Description of the task - Copy each line below exactly and leave the pictures out.

Stored data -
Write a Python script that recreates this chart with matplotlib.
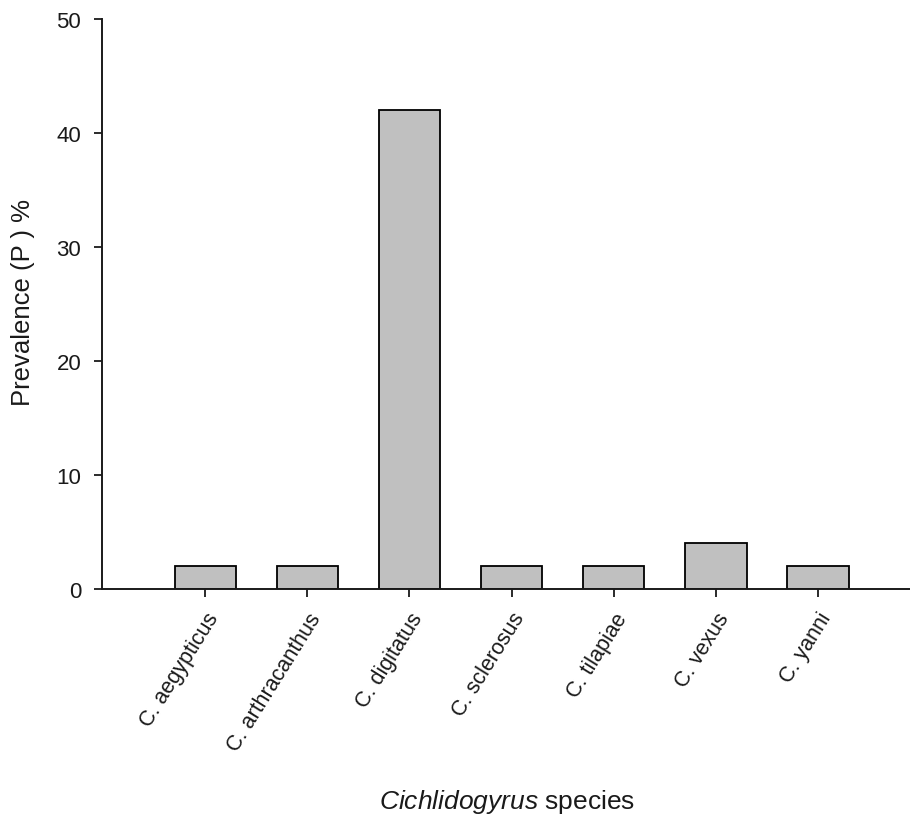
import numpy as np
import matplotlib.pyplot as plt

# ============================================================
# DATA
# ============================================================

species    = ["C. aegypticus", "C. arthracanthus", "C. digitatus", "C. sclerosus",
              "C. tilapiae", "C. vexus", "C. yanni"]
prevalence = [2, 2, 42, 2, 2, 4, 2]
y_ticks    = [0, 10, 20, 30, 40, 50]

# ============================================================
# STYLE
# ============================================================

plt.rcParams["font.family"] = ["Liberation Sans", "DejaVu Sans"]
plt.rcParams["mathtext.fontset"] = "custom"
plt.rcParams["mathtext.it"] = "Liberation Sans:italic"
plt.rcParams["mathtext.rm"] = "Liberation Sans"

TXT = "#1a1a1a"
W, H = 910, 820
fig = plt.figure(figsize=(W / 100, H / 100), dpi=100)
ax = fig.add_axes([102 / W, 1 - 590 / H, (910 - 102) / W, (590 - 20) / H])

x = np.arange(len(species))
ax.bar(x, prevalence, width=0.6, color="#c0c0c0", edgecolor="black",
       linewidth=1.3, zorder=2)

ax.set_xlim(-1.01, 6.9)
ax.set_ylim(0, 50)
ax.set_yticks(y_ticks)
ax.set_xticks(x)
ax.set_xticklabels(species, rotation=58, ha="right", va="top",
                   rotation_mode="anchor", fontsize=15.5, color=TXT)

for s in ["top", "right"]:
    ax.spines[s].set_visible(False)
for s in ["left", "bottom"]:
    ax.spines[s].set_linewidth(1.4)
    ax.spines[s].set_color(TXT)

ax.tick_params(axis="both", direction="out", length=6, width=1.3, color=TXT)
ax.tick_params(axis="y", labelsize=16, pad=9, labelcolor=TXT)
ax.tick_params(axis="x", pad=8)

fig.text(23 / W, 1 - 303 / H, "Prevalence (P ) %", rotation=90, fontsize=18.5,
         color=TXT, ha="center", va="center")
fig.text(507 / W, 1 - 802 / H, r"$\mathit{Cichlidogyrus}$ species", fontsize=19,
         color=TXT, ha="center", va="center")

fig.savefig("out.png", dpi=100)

Exercise answer -
Write a Python script that recreates this chart with matplotlib.
import numpy as np
import matplotlib.pyplot as plt

# ============================================================
# DATA
# ============================================================

species    = ["C. aegypticus", "C. arthracanthus", "C. digitatus", "C. sclerosus",
              "C. tilapiae", "C. vexus", "C. yanni"]
prevalence = [2, 2, 42, 2, 2, 4, 2]
y_ticks    = [0, 10, 20, 30, 40, 50]

# ============================================================
# STYLE
# ============================================================

plt.rcParams["font.family"] = ["Liberation Sans", "DejaVu Sans"]
plt.rcParams["mathtext.fontset"] = "custom"
plt.rcParams["mathtext.it"] = "Liberation Sans:italic"
plt.rcParams["mathtext.rm"] = "Liberation Sans"

TXT = "#1a1a1a"
W, H = 910, 820
fig = plt.figure(figsize=(W / 100, H / 100), dpi=100)
ax = fig.add_axes([102 / W, 1 - 590 / H, (910 - 102) / W, (590 - 20) / H])

x = np.arange(len(species))
ax.bar(x, prevalence, width=0.6, color="#c0c0c0", edgecolor="black",
       linewidth=1.3, zorder=2)

ax.set_xlim(-1.01, 6.9)
ax.set_ylim(0, 50)
ax.set_yticks(y_ticks)
ax.set_xticks(x)
ax.set_xticklabels(species, rotation=58, ha="right", va="top",
                   rotation_mode="anchor", fontsize=15.5, color=TXT)

for s in ["top", "right"]:
    ax.spines[s].set_visible(False)
for s in ["left", "bottom"]:
    ax.spines[s].set_linewidth(1.4)
    ax.spines[s].set_color(TXT)

ax.tick_params(axis="both", direction="out", length=6, width=1.3, color=TXT)
ax.tick_params(axis="y", labelsize=16, pad=9, labelcolor=TXT)
ax.tick_params(axis="x", pad=8)

fig.text(23 / W, 1 - 303 / H, "Prevalence (P ) %", rotation=90, fontsize=18.5,
         color=TXT, ha="center", va="center")
fig.text(507 / W, 1 - 802 / H, r"$\mathit{Cichlidogyrus}$ species", fontsize=19,
         color=TXT, ha="center", va="center")

fig.savefig("out.png", dpi=100)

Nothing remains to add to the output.